— begin —
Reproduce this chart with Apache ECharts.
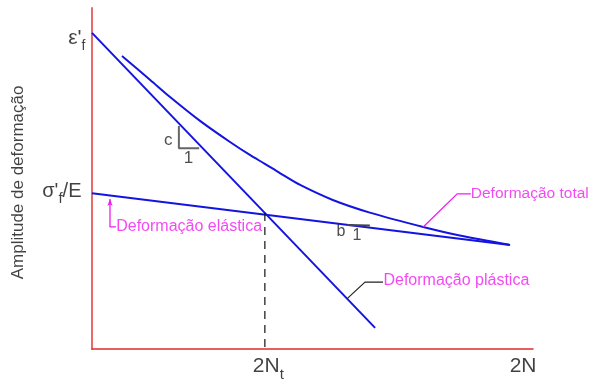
<!DOCTYPE html>
<html>
<head>
<meta charset="utf-8">
<script src="https://cdn.jsdelivr.net/npm/echarts@6/dist/echarts.min.js"></script>
<style>
  html, body { margin: 0; padding: 0; background: #fff; }
  #chart { width: 591px; height: 381px; }
</style>
</head>
<body>
<div id="chart"></div>
<script>
// Strain–life diagram (log–log, arbitrary units 0–100 on both axes)
const FONT = '"Liberation Sans", Arial, sans-serif';

// Elastic component: from σ'f/E at the axis, slope b
const elasticLine = [[0, 45.7], [94.8, 30.5]];
// Plastic component: from ε'f at the axis, slope c
const plasticLine = [[0, 92.7], [64.2, 6.2]];
// Total strain amplitude
const totalX = [6.8, 13.2, 17.7, 24.5, 31.3, 35.8, 39.2, 42.6, 47.2, 54.6, 63.0, 75.1, 83.4, 94.6];
const totalY = [85.9, 78.9, 73.9, 66.9, 60.7, 56.9, 54.3, 51.6, 48.1, 43.7, 40.0, 35.8, 33.3, 30.6];
// Transition life 2Nt (where the two components cross)
const transition = [39.2, 39.9];

// Slope triangles
const slopeC = [[19.7, 65.4], [19.7, 58.9], [24.3, 58.9]];
const slopeB = [[57.8, 36.4], [63.0, 36.2]];

// Callout leaders
const leaderElastic = [[4.08, 44.0], [4.08, 35.8], [5.44, 35.8]];
const leaderTotal = [[75.1, 35.8], [82.8, 45.5], [85.9, 45.5]];
const leaderPlastic = [[57.8, 14.7], [61.9, 19.6], [66.0, 19.6]];

// Callout texts
const calloutNames = ['Deformação elástica', 'Deformação total', 'Deformação plástica'];
const calloutPos = [[5.6, 35.8], [86.0, 45.5], [66.2, 19.9]];

const yTitle = 'Amplitude de deformação';
const yTitlePos = [-16.6, 48.7];

const chart = echarts.init(document.getElementById('chart'), null, { renderer: 'canvas' });

const BLUE = '#1414e0';
const MAGENTA = '#f01cf0';

const totalCurve = totalX.map((x, i) => [x, totalY[i]]);

function lineSeries(data, color, width, extra) {
  return Object.assign({
    type: 'line',
    data: data,
    symbol: 'none',
    silent: true,
    animation: false,
    clip: false,
    lineStyle: { color: color, width: width }
  }, extra || {});
}

// A text anchored at a data point; shift = pixel nudge from that point
function textPoint(value, shift, label) {
  return {
    value: value,
    label: Object.assign({
      show: true,
      position: shift,
      fontFamily: FONT
    }, label)
  };
}

const subRich = {
  m: { fontSize: 21, lineHeight: 24, verticalAlign: 'top', color: '#111', fontFamily: FONT },
  s: { fontSize: 14, lineHeight: 14, verticalAlign: 'top', padding: [12, 0, 0, 0], color: '#111', fontFamily: FONT },
  ms: { fontSize: 20, lineHeight: 24, verticalAlign: 'top', color: '#111', fontFamily: FONT },
  ss: { fontSize: 15, lineHeight: 15, verticalAlign: 'top', padding: [10, 0, 0, 0], color: '#111', fontFamily: FONT },
  m2: { fontSize: 21, lineHeight: 24, verticalAlign: 'top', color: '#111', fontFamily: FONT },
  s2: { fontSize: 15, lineHeight: 15, verticalAlign: 'top', padding: [12, 0, 0, 0], color: '#111', fontFamily: FONT }
};

const labelsData = [
  textPoint([0, plasticLine[0][1]], [-6, 7], { formatter: "{m|ε'}{s|f}", rich: subRich, align: 'right', verticalAlign: 'middle' }),
  textPoint([0, elasticLine[0][1]], [-10, 1], { formatter: "{ms|σ'}{ss|f}{ms|/E}", rich: subRich, align: 'right', verticalAlign: 'middle' }),
  textPoint([transition[0], 0], [4, 7], { formatter: '{m2|2N}{s2|t}', rich: subRich, align: 'center', verticalAlign: 'top' }),
  textPoint([100, 0], [4, 7], { formatter: '{m2|2N}', rich: subRich, align: 'right', verticalAlign: 'top' }),
  textPoint(calloutPos[0], [0, 0], { formatter: calloutNames[0], color: MAGENTA, fontSize: 16, align: 'left', verticalAlign: 'middle' }),
  textPoint(calloutPos[1], [0, 0], { formatter: calloutNames[1], color: MAGENTA, fontSize: 15.5, align: 'left', verticalAlign: 'middle' }),
  textPoint(calloutPos[2], [0, 0], { formatter: calloutNames[2], color: MAGENTA, fontSize: 16, align: 'left', verticalAlign: 'middle' }),
  textPoint([slopeC[0][0], (slopeC[0][1] + slopeC[1][1]) / 2], [-6, 4], { formatter: 'c', color: '#222', fontSize: 17, align: 'right', verticalAlign: 'middle' }),
  textPoint([(slopeC[1][0] + slopeC[2][0]) / 2, slopeC[1][1]], [0, 2], { formatter: '1', color: '#222', fontSize: 17, align: 'center', verticalAlign: 'top' }),
  textPoint([slopeB[0][0], slopeB[0][1]], [-1, 7], { formatter: 'b', color: '#222', fontSize: 16, align: 'right', verticalAlign: 'middle' }),
  textPoint([(slopeB[0][0] + slopeB[1][0]) / 2, slopeB[1][1]], [-1, 3], { formatter: '1', color: '#222', fontSize: 16, align: 'center', verticalAlign: 'top' }),
  textPoint(yTitlePos, [0, 0], { formatter: yTitle, color: '#111', fontSize: 17, rotate: 90, align: 'center', verticalAlign: 'middle' })
];

const option = {
  backgroundColor: '#ffffff',
  animation: false,
  grid: { left: 92, right: 58, top: 8, bottom: 32 },
  xAxis: {
    type: 'value', min: 0, max: 100,
    axisLine: { show: true, lineStyle: { color: '#e42a2a', width: 1.5 } },
    axisTick: { show: false }, axisLabel: { show: false }, splitLine: { show: false }
  },
  yAxis: {
    type: 'value', min: 0, max: 100,
    axisLine: { show: true, lineStyle: { color: '#ea6a6a', width: 2 } },
    axisTick: { show: false }, axisLabel: { show: false }, splitLine: { show: false }
  },
  series: [
    lineSeries(elasticLine, BLUE, 2),
    lineSeries(plasticLine, BLUE, 2),
    lineSeries(totalCurve, BLUE, 2, { smooth: 0.3 }),
    lineSeries([[transition[0], transition[1]], [transition[0], 0]], '#111', 1.2, { lineStyle: { color: '#111', width: 1.2, type: [8, 6] } }),
    lineSeries(slopeC, '#666', 2),
    lineSeries(slopeB, '#444', 2),
    lineSeries([
      { value: leaderElastic[0], symbol: 'arrow', symbolSize: [4, 7], itemStyle: { color: MAGENTA } },
      leaderElastic[1], leaderElastic[2]
    ], MAGENTA, 1.3, { showSymbol: true, showAllSymbol: true }),
    lineSeries(leaderTotal, MAGENTA, 1.3),
    lineSeries(leaderPlastic, '#222', 1.2),
    {
      type: 'scatter',
      data: labelsData,
      symbol: 'circle',
      symbolSize: 1,
      silent: true,
      animation: false,
      clip: false,
      itemStyle: { color: 'rgba(0,0,0,0)' },
      labelLayout: { hideOverlap: false }
    }
  ]
};

chart.setOption(option);
</script>
</body>
</html>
— end —
● Given instruction:
Repeat exactly and only the lines from the start of the data above through the line that holds "const yTitlePos = [-16.6, 48.7];", inclusive. Pictures do not belong in the copy.

● Response to this task:
Reproduce this chart with Apache ECharts.
<!DOCTYPE html>
<html>
<head>
<meta charset="utf-8">
<script src="https://cdn.jsdelivr.net/npm/echarts@6/dist/echarts.min.js"></script>
<style>
  html, body { margin: 0; padding: 0; background: #fff; }
  #chart { width: 591px; height: 381px; }
</style>
</head>
<body>
<div id="chart"></div>
<script>
// Strain–life diagram (log–log, arbitrary units 0–100 on both axes)
const FONT = '"Liberation Sans", Arial, sans-serif';

// Elastic component: from σ'f/E at the axis, slope b
const elasticLine = [[0, 45.7], [94.8, 30.5]];
// Plastic component: from ε'f at the axis, slope c
const plasticLine = [[0, 92.7], [64.2, 6.2]];
// Total strain amplitude
const totalX = [6.8, 13.2, 17.7, 24.5, 31.3, 35.8, 39.2, 42.6, 47.2, 54.6, 63.0, 75.1, 83.4, 94.6];
const totalY = [85.9, 78.9, 73.9, 66.9, 60.7, 56.9, 54.3, 51.6, 48.1, 43.7, 40.0, 35.8, 33.3, 30.6];
// Transition life 2Nt (where the two components cross)
const transition = [39.2, 39.9];

// Slope triangles
const slopeC = [[19.7, 65.4], [19.7, 58.9], [24.3, 58.9]];
const slopeB = [[57.8, 36.4], [63.0, 36.2]];

// Callout leaders
const leaderElastic = [[4.08, 44.0], [4.08, 35.8], [5.44, 35.8]];
const leaderTotal = [[75.1, 35.8], [82.8, 45.5], [85.9, 45.5]];
const leaderPlastic = [[57.8, 14.7], [61.9, 19.6], [66.0, 19.6]];

// Callout texts
const calloutNames = ['Deformação elástica', 'Deformação total', 'Deformação plástica'];
const calloutPos = [[5.6, 35.8], [86.0, 45.5], [66.2, 19.9]];

const yTitle = 'Amplitude de deformação';
const yTitlePos = [-16.6, 48.7];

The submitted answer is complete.